It’s wonderful if you can get something good out of a bad situation. If you can see the silver lining to the pain you went through in the past or learn an important life lesson that will help you in the future.
However, it’s okay if your bad experiences are simply… bad.
You don’t have to justify the horrible things that have happened to you. You don’t have to be thankful that you were treated terribly by someone so you can appreciate it more when you get treated right in the future.
You didn’t have to learn important lessons the hard way. You didn’t have to experience pain in order to discover what you truly deserved. Don’t feel like you have to say thank you to the people who have torn you down. Your experiences might have made you stronger — but you would still be strong without them.
You don’t have to come up with reasons why it’s actually a good thing you were treated horribly in the past. You’re allowed to say, “Someone hurt me and it wasn’t fair. I didn’t deserve to go through that kind of pain. It never should have happened.”
When you’re at your lowest, it’s okay if you can’t see the bright side of a situation. No one should pressure you to think positively and be thankful for what you learned from one of the worst moments of your life. Positivity can be toxic, too. Sometimes, negativity is a perfectly valid response.
Sure, it’s wonderful if you can use your past experiences to make better decisions in the future, but you shouldn’t feel pressured to find a silver lining in order to feel better about the hell you endured. You shouldn’t feel like you’re broken or ungrateful or whiny because you’re only able to focus on the negative.
When bad things happen to you, you’re allowed to be upset. Maybe you’ll be able to look back on your experience one day in the future and appreciate what you learned from the moment — but maybe not.
It’s okay if your only emotion over what happened to you is anger. You’re allowed to be angry. You should be angry. You should never settle for such horrible treatment again in the future. You should know that you deserve to be treated with respect.
Even if you learn a wonderful lesson from someone toxic, it doesn’t mean what they did to you was okay. It doesn’t mean all should be forgiven.
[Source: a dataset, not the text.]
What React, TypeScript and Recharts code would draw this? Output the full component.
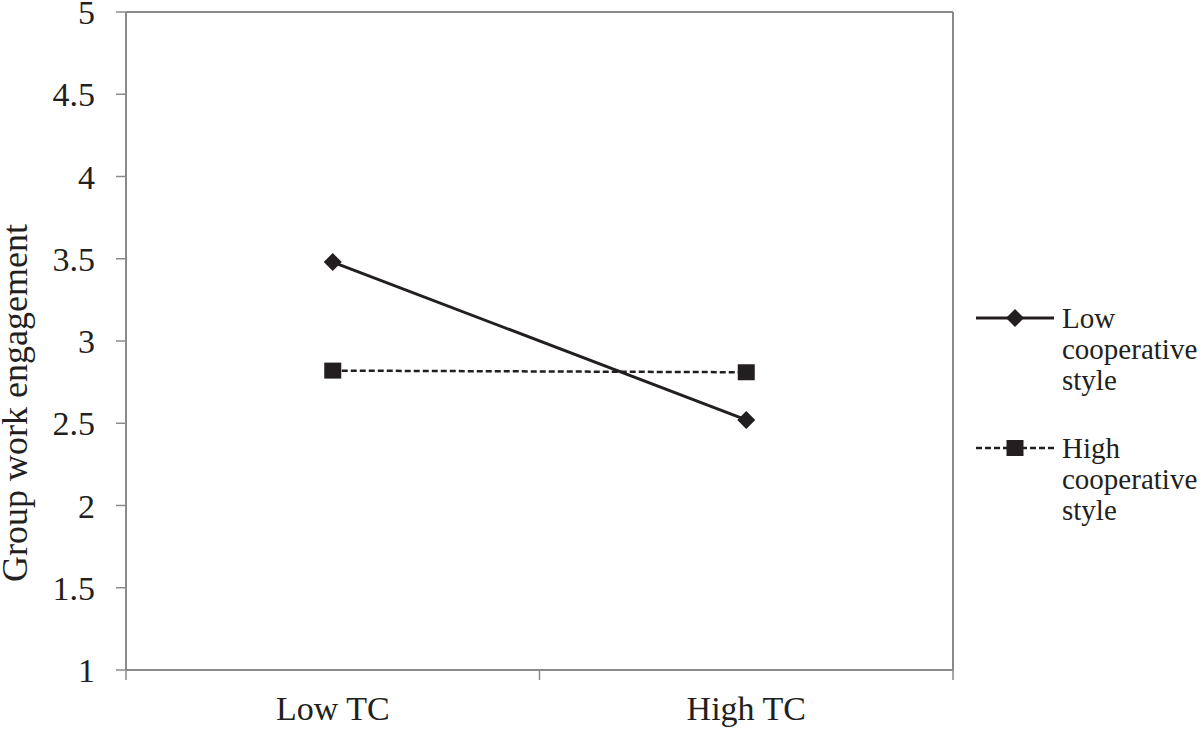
import React from 'react';
import { LineChart, Line, XAxis, YAxis, ReferenceLine, Legend, Label } from 'recharts';

const categories = ['Low TC', 'High TC'];
const lowCooperative = [3.48, 2.52];
const highCooperative = [2.82, 2.81];
const yTicks = [1, 1.5, 2, 2.5, 3, 3.5, 4, 4.5, 5];
const seriesNames = ['Low cooperative style', 'High cooperative style'];
const yAxisTitle = 'Group work engagement';

const data = categories.map((c, i) => ({
  pos: i + 0.5,
  category: c,
  low: lowCooperative[i],
  high: highCooperative[i],
}));
// category boundaries (integers) get tick marks, centres (halves) get labels
const xTicks = [0, 0.5, 1, 1.5, 2];

const FONT = 'Liberation Serif, Times New Roman, serif';
const INK = '#231f20';
const AXIS = '#8a8a8a';

const XTick = (props: any) => {
  const { x, y, payload } = props;
  const v = payload.value;
  if (Number.isInteger(v)) {
    return <line x1={x} x2={x} y1={y - 10} y2={y} stroke={AXIS} strokeWidth={1.5} />;
  }
  const label = categories[Math.floor(v)];
  return (
    <text x={x} y={y + 40} textAnchor="middle" fill={INK} style={{ fontFamily: FONT, fontSize: 34 }}>
      {label}
    </text>
  );
};

const Diamond = (props: any) => {
  const { cx, cy } = props;
  if (cx == null || cy == null) return null;
  const r = 9;
  return <path d={`M${cx},${cy - r}L${cx + r},${cy}L${cx},${cy + r}L${cx - r},${cy}Z`} fill={INK} />;
};

const Square = (props: any) => {
  const { cx, cy } = props;
  if (cx == null || cy == null) return null;
  return <rect x={cx - 8.5} y={cy - 8} width={17} height={16} fill={INK} />;
};

const renderLegend = (props: any) => {
  const payload = [...(props.payload || [])].sort(
    (a: any, b: any) => seriesNames.indexOf(a.value) - seriesNames.indexOf(b.value)
  );
  return (
    <div style={{ fontFamily: FONT, fontSize: 29, lineHeight: '31px', color: INK }}>
      {payload.map((entry: any, i: number) => {
        const isLow = entry.dataKey === 'low';
        return (
          <div key={entry.value} style={{ display: 'flex', alignItems: 'flex-start', marginTop: i ? 37 : 0 }}>
            <svg width={78} height={20} style={{ marginTop: 5, flex: 'none' }}>
              <line
                x1={0}
                x2={78}
                y1={10}
                y2={10}
                stroke={INK}
                strokeWidth={isLow ? 3 : 2.5}
                strokeDasharray={isLow ? undefined : '6 3'}
              />
              {isLow ? (
                <path d="M39,1L48,10L39,19L30,10Z" fill={INK} />
              ) : (
                <rect x={30.5} y={2} width={17} height={16} fill={INK} />
              )}
            </svg>
            <div style={{ marginLeft: 8 }}>
              {String(entry.value)
                .split(' ')
                .map((w: string) => (
                  <div key={w}>{w}</div>
                ))}
            </div>
          </div>
        );
      })}
    </div>
  );
};

export default function App() {
  return (
    <div
      style={{
        position: 'absolute',
        left: 0,
        top: 0,
        width: 1200,
        height: 730,
        background: '#fff',
        fontFamily: FONT,
      }}
    >
      <LineChart
        width={1200}
        height={730}
        data={data}
        margin={{ top: 12, right: 247, bottom: 0, left: 0 }}
        style={{ fontFamily: FONT }}
      >
        <XAxis
          dataKey="pos"
          type="number"
          domain={[0, 2]}
          ticks={xTicks}
          interval={0}
          height={60}
          tickSize={10}
          tickMargin={0}
          tickLine={false}
          tick={<XTick />}
          axisLine={{ stroke: AXIS, strokeWidth: 2 }}
        />
        <YAxis
          type="number"
          domain={[1, 5]}
          ticks={yTicks}
          interval={0}
          width={126}
          tickSize={10}
          tickMargin={21}
          tickLine={{ stroke: AXIS, strokeWidth: 1.5 }}
          axisLine={{ stroke: AXIS, strokeWidth: 2 }}
          tick={{ fill: INK, fontSize: 34, fontFamily: FONT, style: { fontFamily: FONT } }}
        >
          <Label
            content={() => (
              <text
                x={27}
                y={403}
                transform="rotate(-90 27 403)"
                textAnchor="middle"
                fill={INK}
                style={{ fontFamily: FONT, fontSize: 36 }}
              >
                {yAxisTitle}
              </text>
            )}
          />
        </YAxis>
        <ReferenceLine y={5} stroke={AXIS} strokeWidth={2} />
        <ReferenceLine x={2} stroke={AXIS} strokeWidth={2} />
        <Legend
          content={renderLegend}
          layout="horizontal"
          verticalAlign="middle"
          align="center"
          wrapperStyle={{ left: 976, top: 303, width: 222 }}
        />
        <Line
          dataKey="low"
          name={seriesNames[0]}
          type="linear"
          stroke={INK}
          strokeWidth={3}
          dot={<Diamond />}
          activeDot={false}
          isAnimationActive={false}
        />
        <Line
          dataKey="high"
          name={seriesNames[1]}
          type="linear"
          stroke={INK}
          strokeWidth={2.5}
          strokeDasharray="6 3"
          dot={<Square />}
          activeDot={false}
          isAnimationActive={false}
        />
      </LineChart>
    </div>
  );
}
Sometimes, shitty things happen for no good reason. Sometimes, the world is completely unfair. You didn’t deserve the random, bad things that happened to you. You didn’t cause them. You didn’t do anything wrong.
You don’t have to thank the toxic partners and bullies from your past for turning you into who you are today. You don’t have to feel like they’re the reason you turned out so well-rounded and independent. You are the reason why you’re so strong. You are the reason why you’ve made it this far. You should thank yourself, not them.